- LISTING -
◇ ◇ ◇ ◇ ◇ ◇ ◇

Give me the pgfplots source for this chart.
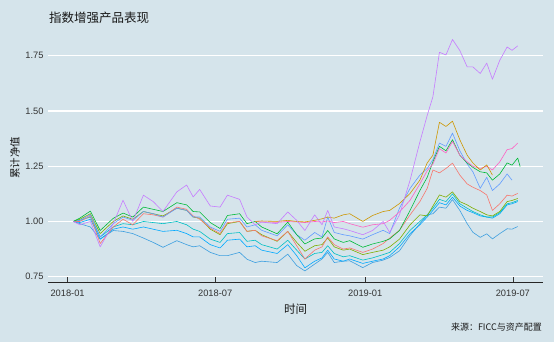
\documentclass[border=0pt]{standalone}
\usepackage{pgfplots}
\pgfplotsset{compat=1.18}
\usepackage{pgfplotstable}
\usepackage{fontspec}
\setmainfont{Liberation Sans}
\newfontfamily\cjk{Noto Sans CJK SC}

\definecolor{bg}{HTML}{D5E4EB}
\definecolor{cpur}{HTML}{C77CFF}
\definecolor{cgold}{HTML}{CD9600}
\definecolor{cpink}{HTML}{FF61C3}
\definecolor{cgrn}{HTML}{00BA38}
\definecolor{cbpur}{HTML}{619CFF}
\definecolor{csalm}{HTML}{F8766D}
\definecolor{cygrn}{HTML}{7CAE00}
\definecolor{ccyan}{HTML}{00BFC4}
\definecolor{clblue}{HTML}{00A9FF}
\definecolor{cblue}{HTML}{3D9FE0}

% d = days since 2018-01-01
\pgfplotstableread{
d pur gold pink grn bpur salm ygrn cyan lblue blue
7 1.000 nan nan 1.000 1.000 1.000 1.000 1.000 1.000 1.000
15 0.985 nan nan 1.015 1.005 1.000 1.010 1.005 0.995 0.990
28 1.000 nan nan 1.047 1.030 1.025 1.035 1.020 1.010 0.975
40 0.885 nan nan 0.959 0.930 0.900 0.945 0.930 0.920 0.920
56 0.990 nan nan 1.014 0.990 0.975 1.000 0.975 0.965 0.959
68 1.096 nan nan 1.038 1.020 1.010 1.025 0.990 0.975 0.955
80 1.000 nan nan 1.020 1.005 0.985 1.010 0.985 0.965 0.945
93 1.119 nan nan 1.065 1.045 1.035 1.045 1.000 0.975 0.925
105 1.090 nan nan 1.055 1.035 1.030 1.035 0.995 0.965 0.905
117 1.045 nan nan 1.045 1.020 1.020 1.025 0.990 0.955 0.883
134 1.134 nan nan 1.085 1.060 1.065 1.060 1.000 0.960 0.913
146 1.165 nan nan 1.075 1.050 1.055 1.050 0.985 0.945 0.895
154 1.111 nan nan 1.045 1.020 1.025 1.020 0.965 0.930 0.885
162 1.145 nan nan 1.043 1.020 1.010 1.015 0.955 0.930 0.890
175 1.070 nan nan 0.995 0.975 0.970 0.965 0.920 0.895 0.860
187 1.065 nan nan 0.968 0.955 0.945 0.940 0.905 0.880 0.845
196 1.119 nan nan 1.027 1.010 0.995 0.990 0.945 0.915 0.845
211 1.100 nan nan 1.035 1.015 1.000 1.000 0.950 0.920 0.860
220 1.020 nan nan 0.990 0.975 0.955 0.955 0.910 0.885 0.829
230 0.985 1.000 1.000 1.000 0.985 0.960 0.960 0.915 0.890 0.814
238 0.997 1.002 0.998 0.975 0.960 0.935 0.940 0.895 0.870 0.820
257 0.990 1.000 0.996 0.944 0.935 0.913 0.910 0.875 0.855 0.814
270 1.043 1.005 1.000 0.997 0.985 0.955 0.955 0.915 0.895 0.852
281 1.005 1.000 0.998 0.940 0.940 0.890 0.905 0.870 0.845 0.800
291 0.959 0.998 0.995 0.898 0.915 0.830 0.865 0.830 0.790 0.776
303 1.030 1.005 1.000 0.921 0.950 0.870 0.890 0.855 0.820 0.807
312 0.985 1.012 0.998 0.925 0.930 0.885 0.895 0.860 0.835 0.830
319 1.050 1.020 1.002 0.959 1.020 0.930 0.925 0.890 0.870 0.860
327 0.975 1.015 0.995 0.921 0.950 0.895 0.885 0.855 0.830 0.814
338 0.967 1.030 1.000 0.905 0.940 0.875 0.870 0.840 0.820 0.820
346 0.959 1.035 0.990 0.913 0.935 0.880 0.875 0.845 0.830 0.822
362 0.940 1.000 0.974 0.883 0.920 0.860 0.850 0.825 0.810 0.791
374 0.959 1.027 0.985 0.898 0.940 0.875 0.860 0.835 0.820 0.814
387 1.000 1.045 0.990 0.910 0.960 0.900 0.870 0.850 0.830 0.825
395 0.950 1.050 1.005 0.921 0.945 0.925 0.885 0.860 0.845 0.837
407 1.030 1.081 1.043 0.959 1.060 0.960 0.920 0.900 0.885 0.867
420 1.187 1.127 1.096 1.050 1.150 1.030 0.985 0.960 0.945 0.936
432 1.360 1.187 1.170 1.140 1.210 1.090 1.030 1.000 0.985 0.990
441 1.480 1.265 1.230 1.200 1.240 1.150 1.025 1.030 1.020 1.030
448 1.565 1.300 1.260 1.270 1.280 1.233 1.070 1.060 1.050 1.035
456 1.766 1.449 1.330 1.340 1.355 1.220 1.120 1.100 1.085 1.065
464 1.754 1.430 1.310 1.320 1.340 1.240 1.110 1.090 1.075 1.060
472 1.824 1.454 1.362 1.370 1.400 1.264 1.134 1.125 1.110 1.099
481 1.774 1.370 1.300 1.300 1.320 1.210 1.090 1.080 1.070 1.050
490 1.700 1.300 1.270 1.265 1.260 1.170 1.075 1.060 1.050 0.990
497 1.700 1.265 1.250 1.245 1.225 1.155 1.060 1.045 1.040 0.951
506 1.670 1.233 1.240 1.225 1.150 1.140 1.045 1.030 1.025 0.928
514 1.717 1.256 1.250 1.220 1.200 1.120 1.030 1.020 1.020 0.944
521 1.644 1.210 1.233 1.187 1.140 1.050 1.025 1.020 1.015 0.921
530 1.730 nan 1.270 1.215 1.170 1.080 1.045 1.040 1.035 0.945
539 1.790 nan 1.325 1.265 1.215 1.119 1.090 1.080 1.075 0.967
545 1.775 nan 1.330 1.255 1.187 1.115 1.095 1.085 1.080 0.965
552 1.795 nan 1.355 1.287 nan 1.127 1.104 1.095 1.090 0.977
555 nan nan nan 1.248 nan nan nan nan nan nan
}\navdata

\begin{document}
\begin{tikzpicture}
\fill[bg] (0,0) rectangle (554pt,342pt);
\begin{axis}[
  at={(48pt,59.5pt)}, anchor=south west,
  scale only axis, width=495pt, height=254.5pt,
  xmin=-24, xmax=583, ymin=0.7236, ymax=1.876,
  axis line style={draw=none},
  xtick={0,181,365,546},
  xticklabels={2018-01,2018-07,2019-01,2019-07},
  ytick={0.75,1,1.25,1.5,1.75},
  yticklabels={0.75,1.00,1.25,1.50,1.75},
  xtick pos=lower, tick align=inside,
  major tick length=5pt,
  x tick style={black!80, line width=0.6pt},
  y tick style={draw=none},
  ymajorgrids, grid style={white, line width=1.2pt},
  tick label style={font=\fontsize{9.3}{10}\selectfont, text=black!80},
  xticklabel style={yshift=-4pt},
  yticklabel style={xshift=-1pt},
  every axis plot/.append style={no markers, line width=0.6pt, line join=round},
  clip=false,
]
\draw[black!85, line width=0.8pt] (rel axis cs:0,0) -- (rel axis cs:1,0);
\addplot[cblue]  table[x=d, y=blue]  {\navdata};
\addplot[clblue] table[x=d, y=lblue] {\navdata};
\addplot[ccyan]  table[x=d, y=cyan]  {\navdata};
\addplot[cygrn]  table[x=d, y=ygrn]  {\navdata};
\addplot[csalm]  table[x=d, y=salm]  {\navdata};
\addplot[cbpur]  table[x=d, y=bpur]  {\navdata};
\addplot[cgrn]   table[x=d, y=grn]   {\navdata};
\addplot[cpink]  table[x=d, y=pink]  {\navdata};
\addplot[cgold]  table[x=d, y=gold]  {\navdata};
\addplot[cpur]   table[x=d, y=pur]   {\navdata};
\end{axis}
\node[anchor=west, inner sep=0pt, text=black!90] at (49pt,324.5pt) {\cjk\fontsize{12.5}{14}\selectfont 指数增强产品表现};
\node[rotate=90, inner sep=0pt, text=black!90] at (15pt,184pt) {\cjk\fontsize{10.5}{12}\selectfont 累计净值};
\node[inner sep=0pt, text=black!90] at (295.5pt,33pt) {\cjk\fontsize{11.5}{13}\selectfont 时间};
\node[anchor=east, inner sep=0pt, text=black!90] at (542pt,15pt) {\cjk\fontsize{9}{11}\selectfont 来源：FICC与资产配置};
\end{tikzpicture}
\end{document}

◇ ◇ ◇ ◇ ◇ ◇ ◇

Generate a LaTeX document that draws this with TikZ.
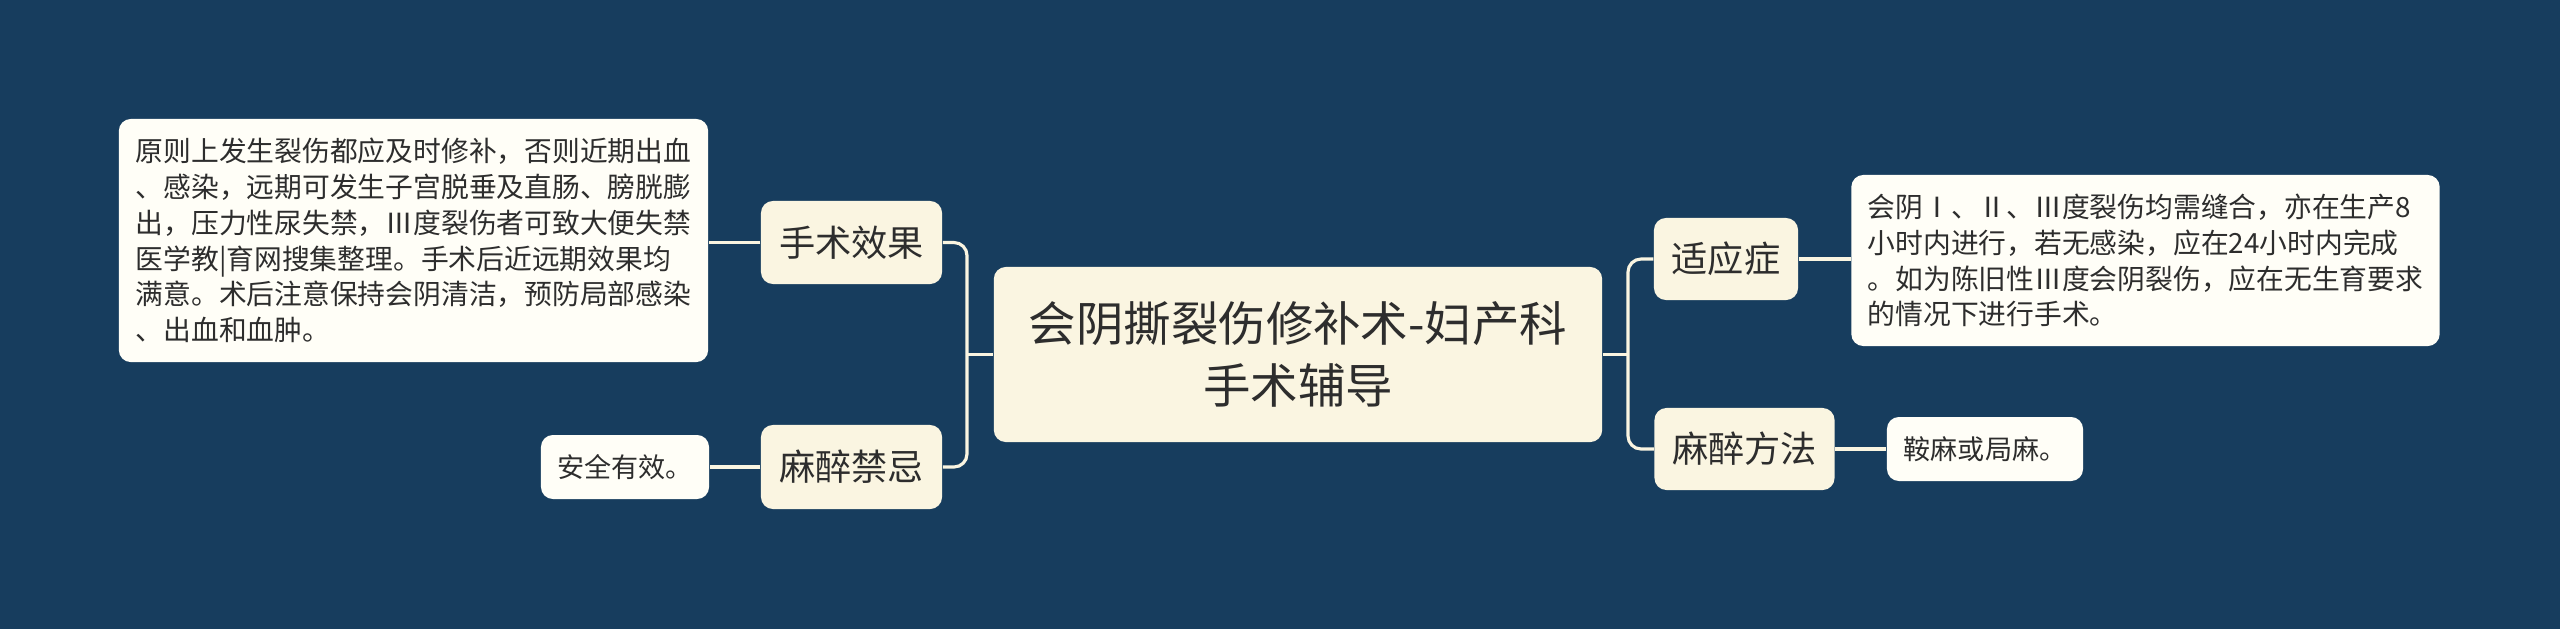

◇ ◇ ◇ ◇ ◇ ◇ ◇

- SHORT EXERCISE -
Gather and return every line that holds the string "this".

- TASK OUTPUT -
Give me the pgfplots source for this chart.
Generate a LaTeX document that draws this with TikZ.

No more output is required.